### [Description of the task]
Omit all images. Transcribe the rest of the material below exactly.

### [Dataset extract]
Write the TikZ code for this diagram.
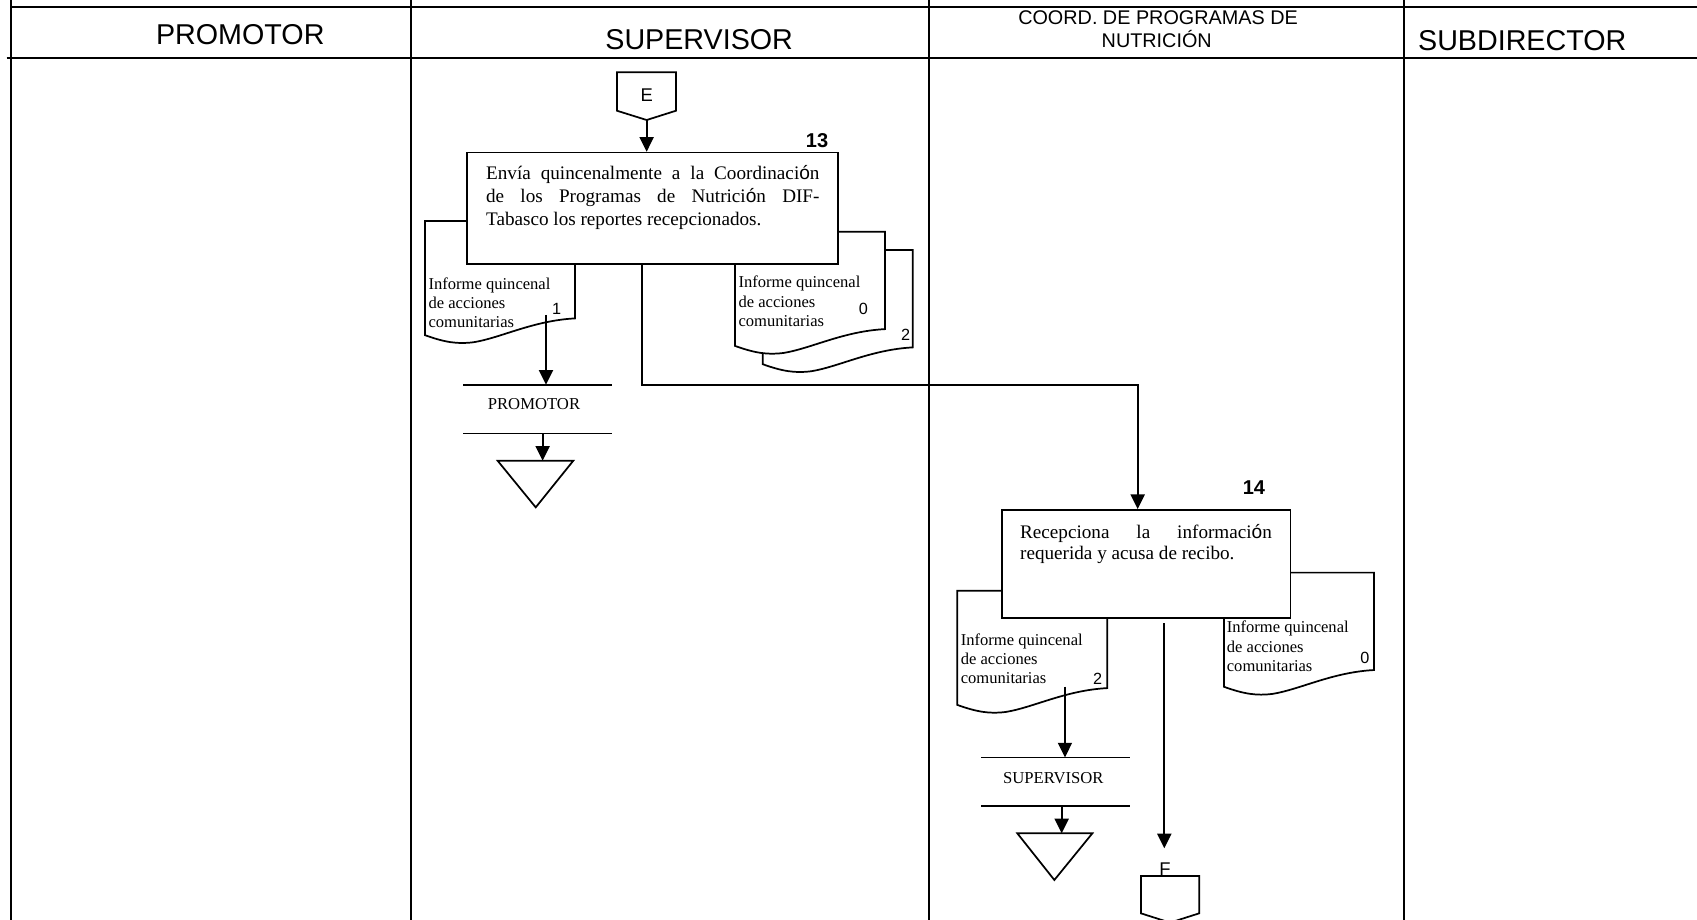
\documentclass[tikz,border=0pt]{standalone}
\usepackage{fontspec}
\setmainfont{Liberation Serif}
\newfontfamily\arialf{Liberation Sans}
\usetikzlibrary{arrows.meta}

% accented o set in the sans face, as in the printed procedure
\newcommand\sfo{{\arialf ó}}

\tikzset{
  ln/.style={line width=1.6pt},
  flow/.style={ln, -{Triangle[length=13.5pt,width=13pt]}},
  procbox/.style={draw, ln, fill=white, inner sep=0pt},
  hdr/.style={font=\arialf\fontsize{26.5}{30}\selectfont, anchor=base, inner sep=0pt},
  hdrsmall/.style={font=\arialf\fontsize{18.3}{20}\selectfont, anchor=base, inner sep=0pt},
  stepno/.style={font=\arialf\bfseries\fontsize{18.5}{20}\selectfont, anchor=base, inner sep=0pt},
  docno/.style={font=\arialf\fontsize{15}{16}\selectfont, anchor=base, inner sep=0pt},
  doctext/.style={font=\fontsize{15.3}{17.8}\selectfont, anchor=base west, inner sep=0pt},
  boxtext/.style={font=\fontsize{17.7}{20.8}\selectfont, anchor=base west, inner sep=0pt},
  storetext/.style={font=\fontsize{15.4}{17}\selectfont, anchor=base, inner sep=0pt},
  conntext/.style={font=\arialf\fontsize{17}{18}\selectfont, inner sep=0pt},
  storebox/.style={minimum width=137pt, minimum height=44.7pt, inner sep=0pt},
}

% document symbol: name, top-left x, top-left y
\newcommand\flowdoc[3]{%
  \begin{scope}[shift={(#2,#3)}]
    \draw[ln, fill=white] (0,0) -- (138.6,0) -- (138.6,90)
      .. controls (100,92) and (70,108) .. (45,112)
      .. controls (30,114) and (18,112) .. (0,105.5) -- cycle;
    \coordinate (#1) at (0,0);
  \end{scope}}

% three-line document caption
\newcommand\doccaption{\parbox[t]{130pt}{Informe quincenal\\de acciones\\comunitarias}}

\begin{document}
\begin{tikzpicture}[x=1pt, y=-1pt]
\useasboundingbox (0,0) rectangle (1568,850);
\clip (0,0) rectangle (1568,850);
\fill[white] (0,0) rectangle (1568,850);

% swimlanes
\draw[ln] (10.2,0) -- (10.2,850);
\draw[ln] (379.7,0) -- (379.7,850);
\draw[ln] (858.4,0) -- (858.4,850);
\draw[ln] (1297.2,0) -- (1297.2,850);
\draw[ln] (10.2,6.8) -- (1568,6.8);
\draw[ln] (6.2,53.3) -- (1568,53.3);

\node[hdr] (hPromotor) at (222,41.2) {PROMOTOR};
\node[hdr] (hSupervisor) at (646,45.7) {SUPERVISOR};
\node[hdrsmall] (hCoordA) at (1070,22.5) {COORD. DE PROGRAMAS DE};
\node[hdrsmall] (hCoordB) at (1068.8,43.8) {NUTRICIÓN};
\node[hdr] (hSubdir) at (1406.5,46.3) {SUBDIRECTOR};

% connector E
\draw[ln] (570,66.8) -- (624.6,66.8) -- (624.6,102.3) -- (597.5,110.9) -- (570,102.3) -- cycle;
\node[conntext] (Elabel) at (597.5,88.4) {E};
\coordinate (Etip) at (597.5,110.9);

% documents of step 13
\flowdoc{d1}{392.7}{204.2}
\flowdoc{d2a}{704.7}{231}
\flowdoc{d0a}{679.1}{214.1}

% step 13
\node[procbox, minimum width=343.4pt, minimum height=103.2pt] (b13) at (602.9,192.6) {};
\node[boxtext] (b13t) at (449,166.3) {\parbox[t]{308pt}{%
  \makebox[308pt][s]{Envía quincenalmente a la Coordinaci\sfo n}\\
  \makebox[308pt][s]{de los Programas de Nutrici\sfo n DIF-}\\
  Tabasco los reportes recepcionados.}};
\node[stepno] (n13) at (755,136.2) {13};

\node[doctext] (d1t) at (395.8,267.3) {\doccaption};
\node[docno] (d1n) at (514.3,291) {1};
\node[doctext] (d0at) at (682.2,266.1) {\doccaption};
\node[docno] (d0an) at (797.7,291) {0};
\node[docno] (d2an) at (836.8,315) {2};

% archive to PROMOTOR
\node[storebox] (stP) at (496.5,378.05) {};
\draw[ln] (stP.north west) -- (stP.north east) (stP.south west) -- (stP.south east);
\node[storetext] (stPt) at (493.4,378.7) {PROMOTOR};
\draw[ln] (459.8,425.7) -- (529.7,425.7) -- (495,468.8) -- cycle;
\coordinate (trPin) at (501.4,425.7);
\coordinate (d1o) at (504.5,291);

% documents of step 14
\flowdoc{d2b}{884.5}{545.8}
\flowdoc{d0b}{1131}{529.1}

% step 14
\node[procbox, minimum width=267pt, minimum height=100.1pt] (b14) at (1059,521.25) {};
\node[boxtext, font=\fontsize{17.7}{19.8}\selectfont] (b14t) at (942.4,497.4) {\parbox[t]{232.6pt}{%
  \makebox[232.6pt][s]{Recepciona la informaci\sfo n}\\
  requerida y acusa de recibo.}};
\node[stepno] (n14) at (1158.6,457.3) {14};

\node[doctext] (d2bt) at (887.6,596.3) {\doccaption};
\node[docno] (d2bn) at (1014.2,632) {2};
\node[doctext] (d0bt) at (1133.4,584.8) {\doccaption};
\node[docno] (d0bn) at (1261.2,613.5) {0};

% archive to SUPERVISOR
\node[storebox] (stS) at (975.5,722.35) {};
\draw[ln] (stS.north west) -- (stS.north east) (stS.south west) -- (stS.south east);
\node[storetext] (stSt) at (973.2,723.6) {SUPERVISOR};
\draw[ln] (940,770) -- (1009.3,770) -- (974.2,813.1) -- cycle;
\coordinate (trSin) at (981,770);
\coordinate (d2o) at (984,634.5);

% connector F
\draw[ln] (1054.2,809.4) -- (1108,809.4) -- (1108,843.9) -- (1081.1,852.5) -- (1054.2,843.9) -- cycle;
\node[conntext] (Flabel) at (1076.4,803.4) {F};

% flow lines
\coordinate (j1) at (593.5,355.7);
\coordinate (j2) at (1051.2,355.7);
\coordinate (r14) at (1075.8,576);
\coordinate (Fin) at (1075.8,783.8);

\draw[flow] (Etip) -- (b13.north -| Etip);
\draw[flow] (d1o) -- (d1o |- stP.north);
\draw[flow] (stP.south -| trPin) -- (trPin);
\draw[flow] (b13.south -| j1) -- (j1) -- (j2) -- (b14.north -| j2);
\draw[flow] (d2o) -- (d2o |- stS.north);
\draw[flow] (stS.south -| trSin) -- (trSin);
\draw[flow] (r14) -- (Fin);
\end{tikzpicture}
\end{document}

### [Expected answer]
Write the TikZ code for this diagram.
\documentclass[tikz,border=0pt]{standalone}
\usepackage{fontspec}
\setmainfont{Liberation Serif}
\newfontfamily\arialf{Liberation Sans}
\usetikzlibrary{arrows.meta}

% accented o set in the sans face, as in the printed procedure
\newcommand\sfo{{\arialf ó}}

\tikzset{
  ln/.style={line width=1.6pt},
  flow/.style={ln, -{Triangle[length=13.5pt,width=13pt]}},
  procbox/.style={draw, ln, fill=white, inner sep=0pt},
  hdr/.style={font=\arialf\fontsize{26.5}{30}\selectfont, anchor=base, inner sep=0pt},
  hdrsmall/.style={font=\arialf\fontsize{18.3}{20}\selectfont, anchor=base, inner sep=0pt},
  stepno/.style={font=\arialf\bfseries\fontsize{18.5}{20}\selectfont, anchor=base, inner sep=0pt},
  docno/.style={font=\arialf\fontsize{15}{16}\selectfont, anchor=base, inner sep=0pt},
  doctext/.style={font=\fontsize{15.3}{17.8}\selectfont, anchor=base west, inner sep=0pt},
  boxtext/.style={font=\fontsize{17.7}{20.8}\selectfont, anchor=base west, inner sep=0pt},
  storetext/.style={font=\fontsize{15.4}{17}\selectfont, anchor=base, inner sep=0pt},
  conntext/.style={font=\arialf\fontsize{17}{18}\selectfont, inner sep=0pt},
  storebox/.style={minimum width=137pt, minimum height=44.7pt, inner sep=0pt},
}

% document symbol: name, top-left x, top-left y
\newcommand\flowdoc[3]{%
  \begin{scope}[shift={(#2,#3)}]
    \draw[ln, fill=white] (0,0) -- (138.6,0) -- (138.6,90)
      .. controls (100,92) and (70,108) .. (45,112)
      .. controls (30,114) and (18,112) .. (0,105.5) -- cycle;
    \coordinate (#1) at (0,0);
  \end{scope}}

% three-line document caption
\newcommand\doccaption{\parbox[t]{130pt}{Informe quincenal\\de acciones\\comunitarias}}

\begin{document}
\begin{tikzpicture}[x=1pt, y=-1pt]
\useasboundingbox (0,0) rectangle (1568,850);
\clip (0,0) rectangle (1568,850);
\fill[white] (0,0) rectangle (1568,850);

% swimlanes
\draw[ln] (10.2,0) -- (10.2,850);
\draw[ln] (379.7,0) -- (379.7,850);
\draw[ln] (858.4,0) -- (858.4,850);
\draw[ln] (1297.2,0) -- (1297.2,850);
\draw[ln] (10.2,6.8) -- (1568,6.8);
\draw[ln] (6.2,53.3) -- (1568,53.3);

\node[hdr] (hPromotor) at (222,41.2) {PROMOTOR};
\node[hdr] (hSupervisor) at (646,45.7) {SUPERVISOR};
\node[hdrsmall] (hCoordA) at (1070,22.5) {COORD. DE PROGRAMAS DE};
\node[hdrsmall] (hCoordB) at (1068.8,43.8) {NUTRICIÓN};
\node[hdr] (hSubdir) at (1406.5,46.3) {SUBDIRECTOR};

% connector E
\draw[ln] (570,66.8) -- (624.6,66.8) -- (624.6,102.3) -- (597.5,110.9) -- (570,102.3) -- cycle;
\node[conntext] (Elabel) at (597.5,88.4) {E};
\coordinate (Etip) at (597.5,110.9);

% documents of step 13
\flowdoc{d1}{392.7}{204.2}
\flowdoc{d2a}{704.7}{231}
\flowdoc{d0a}{679.1}{214.1}

% step 13
\node[procbox, minimum width=343.4pt, minimum height=103.2pt] (b13) at (602.9,192.6) {};
\node[boxtext] (b13t) at (449,166.3) {\parbox[t]{308pt}{%
  \makebox[308pt][s]{Envía quincenalmente a la Coordinaci\sfo n}\\
  \makebox[308pt][s]{de los Programas de Nutrici\sfo n DIF-}\\
  Tabasco los reportes recepcionados.}};
\node[stepno] (n13) at (755,136.2) {13};

\node[doctext] (d1t) at (395.8,267.3) {\doccaption};
\node[docno] (d1n) at (514.3,291) {1};
\node[doctext] (d0at) at (682.2,266.1) {\doccaption};
\node[docno] (d0an) at (797.7,291) {0};
\node[docno] (d2an) at (836.8,315) {2};

% archive to PROMOTOR
\node[storebox] (stP) at (496.5,378.05) {};
\draw[ln] (stP.north west) -- (stP.north east) (stP.south west) -- (stP.south east);
\node[storetext] (stPt) at (493.4,378.7) {PROMOTOR};
\draw[ln] (459.8,425.7) -- (529.7,425.7) -- (495,468.8) -- cycle;
\coordinate (trPin) at (501.4,425.7);
\coordinate (d1o) at (504.5,291);

% documents of step 14
\flowdoc{d2b}{884.5}{545.8}
\flowdoc{d0b}{1131}{529.1}

% step 14
\node[procbox, minimum width=267pt, minimum height=100.1pt] (b14) at (1059,521.25) {};
\node[boxtext, font=\fontsize{17.7}{19.8}\selectfont] (b14t) at (942.4,497.4) {\parbox[t]{232.6pt}{%
  \makebox[232.6pt][s]{Recepciona la informaci\sfo n}\\
  requerida y acusa de recibo.}};
\node[stepno] (n14) at (1158.6,457.3) {14};

\node[doctext] (d2bt) at (887.6,596.3) {\doccaption};
\node[docno] (d2bn) at (1014.2,632) {2};
\node[doctext] (d0bt) at (1133.4,584.8) {\doccaption};
\node[docno] (d0bn) at (1261.2,613.5) {0};

% archive to SUPERVISOR
\node[storebox] (stS) at (975.5,722.35) {};
\draw[ln] (stS.north west) -- (stS.north east) (stS.south west) -- (stS.south east);
\node[storetext] (stSt) at (973.2,723.6) {SUPERVISOR};
\draw[ln] (940,770) -- (1009.3,770) -- (974.2,813.1) -- cycle;
\coordinate (trSin) at (981,770);
\coordinate (d2o) at (984,634.5);

% connector F
\draw[ln] (1054.2,809.4) -- (1108,809.4) -- (1108,843.9) -- (1081.1,852.5) -- (1054.2,843.9) -- cycle;
\node[conntext] (Flabel) at (1076.4,803.4) {F};

% flow lines
\coordinate (j1) at (593.5,355.7);
\coordinate (j2) at (1051.2,355.7);
\coordinate (r14) at (1075.8,576);
\coordinate (Fin) at (1075.8,783.8);

\draw[flow] (Etip) -- (b13.north -| Etip);
\draw[flow] (d1o) -- (d1o |- stP.north);
\draw[flow] (stP.south -| trPin) -- (trPin);
\draw[flow] (b13.south -| j1) -- (j1) -- (j2) -- (b14.north -| j2);
\draw[flow] (d2o) -- (d2o |- stS.north);
\draw[flow] (stS.south -| trSin) -- (trSin);
\draw[flow] (r14) -- (Fin);
\end{tikzpicture}
\end{document}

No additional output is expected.